Still, long-term projects — such as Adams’ "City of Yes," the ambitious proposal to ease the city's record-low vacancy rate by revamping the zoning code and creating 100,000 new homes, or another to remove trash-filled bags from the sidewalk and containerize garbage instead — are now going to be harder to implement.
Leaders get things done by allocating resources to allies, using the power of the bully pulpit and overwhelming foes. All of that is immeasurably more difficult when wounded by scandal, McNickle said.
“It’s a promise being made by a person who might be changing public residence from Gracie Mansion to a federal detention center,” McNickle said. “He’s not in a position to keep promises he might make."
What about emergencies?
Nicole Gelinas, a senior fellow at the right-leaning Manhattan Institute, is concerned about how the administration’s troubles might imperil the response to a crisis that demands 24/7 mayoral leadership.
“Say Adams had to be in court one morning, and we had a major weather event or other type or event in the city, would the federal prosecutors give him leeway to skip court on that day? What is the situation that we’re entering here?”
The day his indictment was unsealed, Adams signed an executive order transferring the duties of his first deputy, Sheena Wright, whose home was raided earlier this month by the FBI, if she leaves her post. Currently, the first deputy mayor is in charge when the mayor is out of town or otherwise temporarily indisposed. The order transfers the powers of the first deputy to another deputy, Anne Williams-Isom, who oversees health and human services.

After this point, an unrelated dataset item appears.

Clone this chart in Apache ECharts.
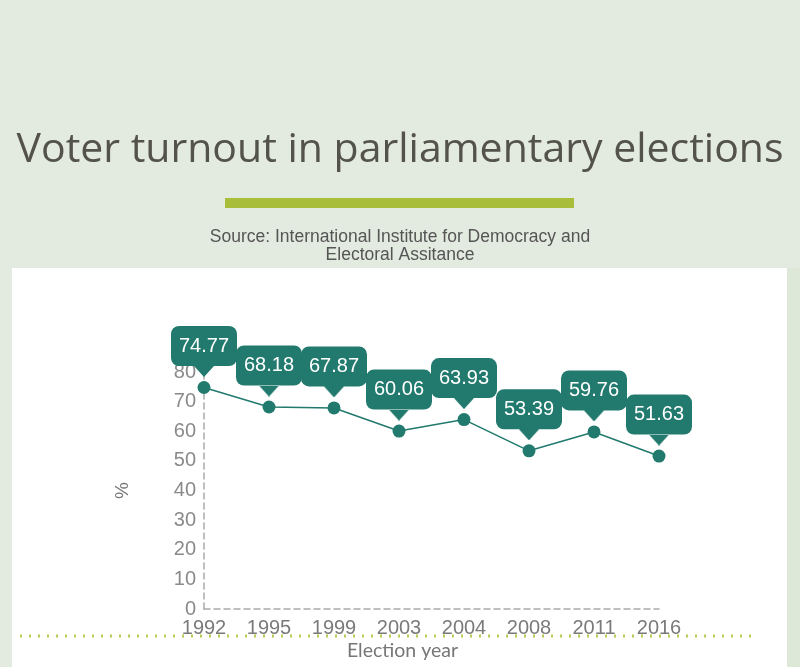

The leadership of the city’s public safety apparatus — police, fire, buildings, jails — have all seen resignations. In the most recent example, the police commissioner, Edward Caban, resigned soon after the FBI seized his phone as well as those of his twin brother and others in senior NYPD jobs. Soon came news that the feds raided the homes of Caban's interim replacement, Tom Donlon.
Although Adams is the first mayor in modern New York City history to be criminally charged while in office, he’s not the first to face debilitating scandal. Mushrooming corruption probes in the 1980s led Ed Koch to contemplate suicide. The bribe-taking, womanizing Jimmy Walker, mayor from 1926 to 1932, would have been charged had he not fled with his mistress to Europe. And William O'Dwyer, mayor from 1946 to 1950, quit and was appointed ambassador to Mexico while under the weight of a bookie scandal involving cops in Brooklyn.

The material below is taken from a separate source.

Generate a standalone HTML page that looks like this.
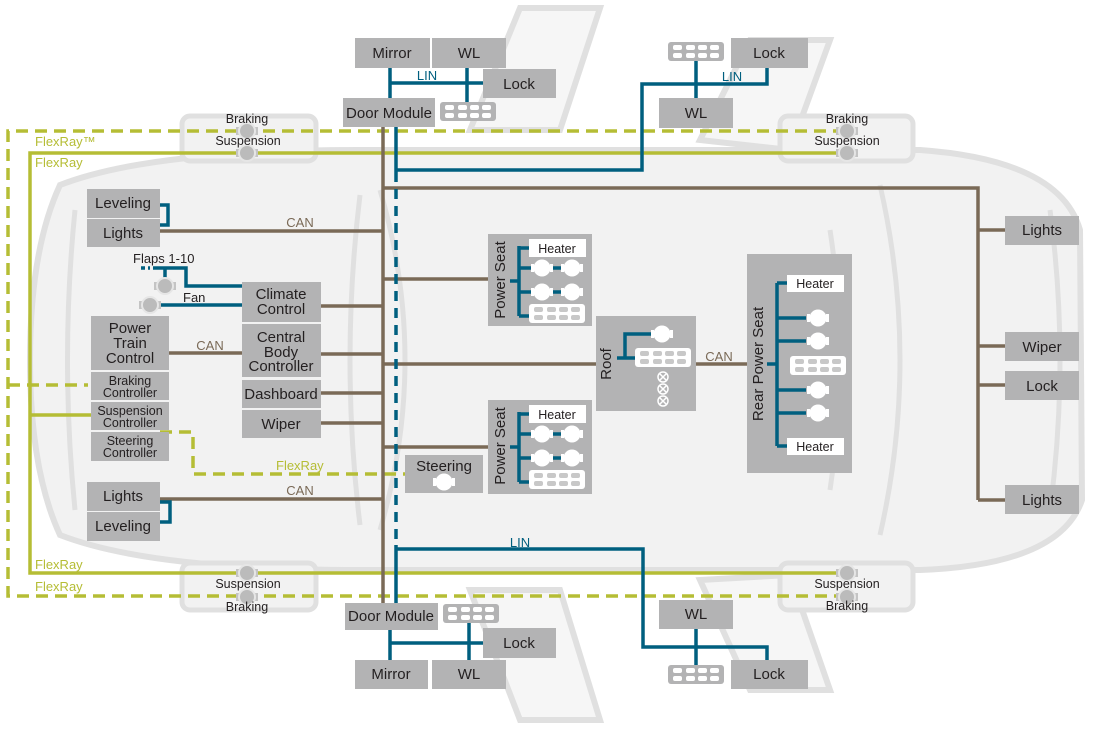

But nowadays the mayoralty is far more powerful, and the public expects more from government than in Jimmy Walker’s time, said McNickle, who's writing a fourth book that will cover the O'Dwyer scandal.

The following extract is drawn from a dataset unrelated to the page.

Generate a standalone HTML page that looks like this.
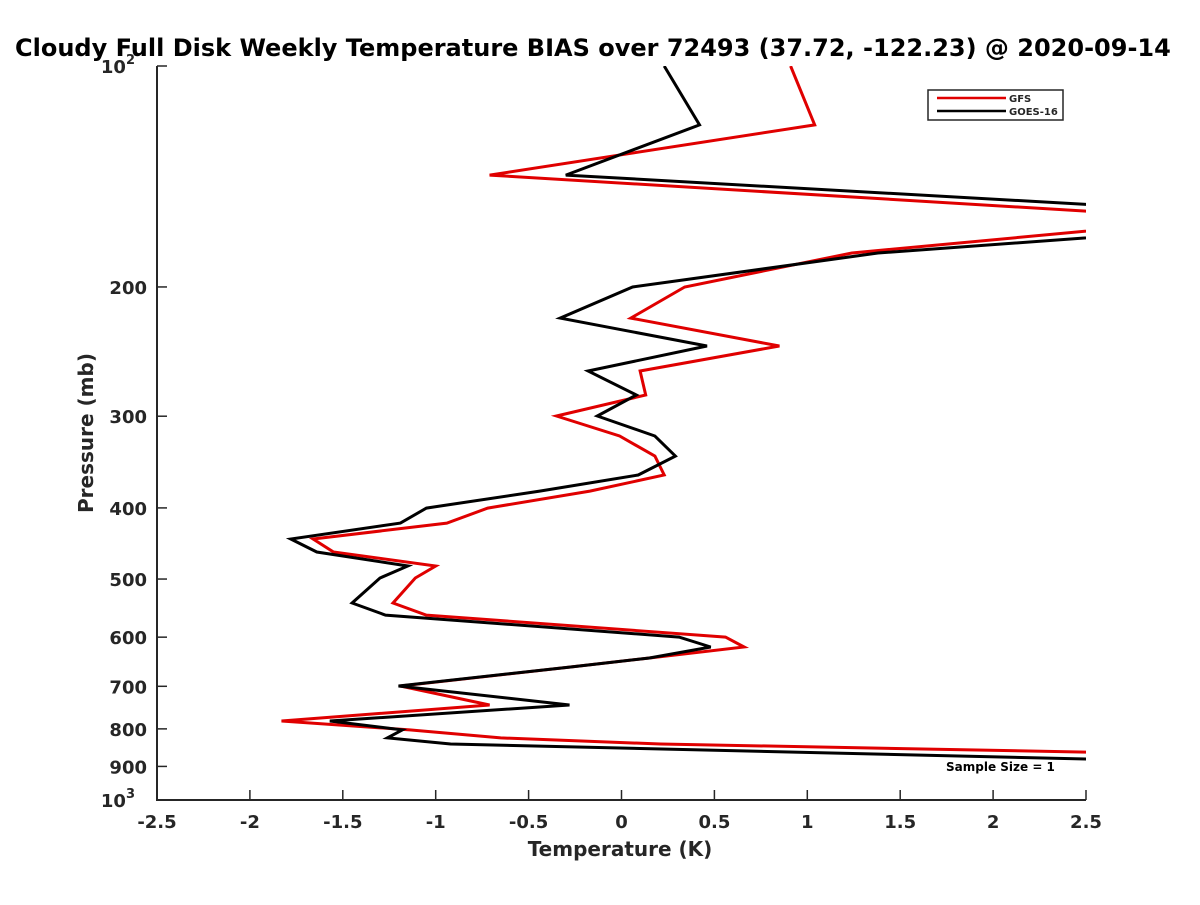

As for Adams, he came into office in 2022 promising to "get stuff done," and he said he's not done doing that.
In the aftermath of the indictment, Adams has gone about his business as usual, meeting with an Italian journalist, dancing at a senior center in Harlem, delivering impromptu remarks to personnel at City Hall and speaking from a pulpit at a Jamaica, Queens, church.
“I do a lot of praying, and I’m looking forward, when I leave here, to go on and continue to do what I do, moving our city forward,” Adams said Saturday. “That is what needs to take place now.”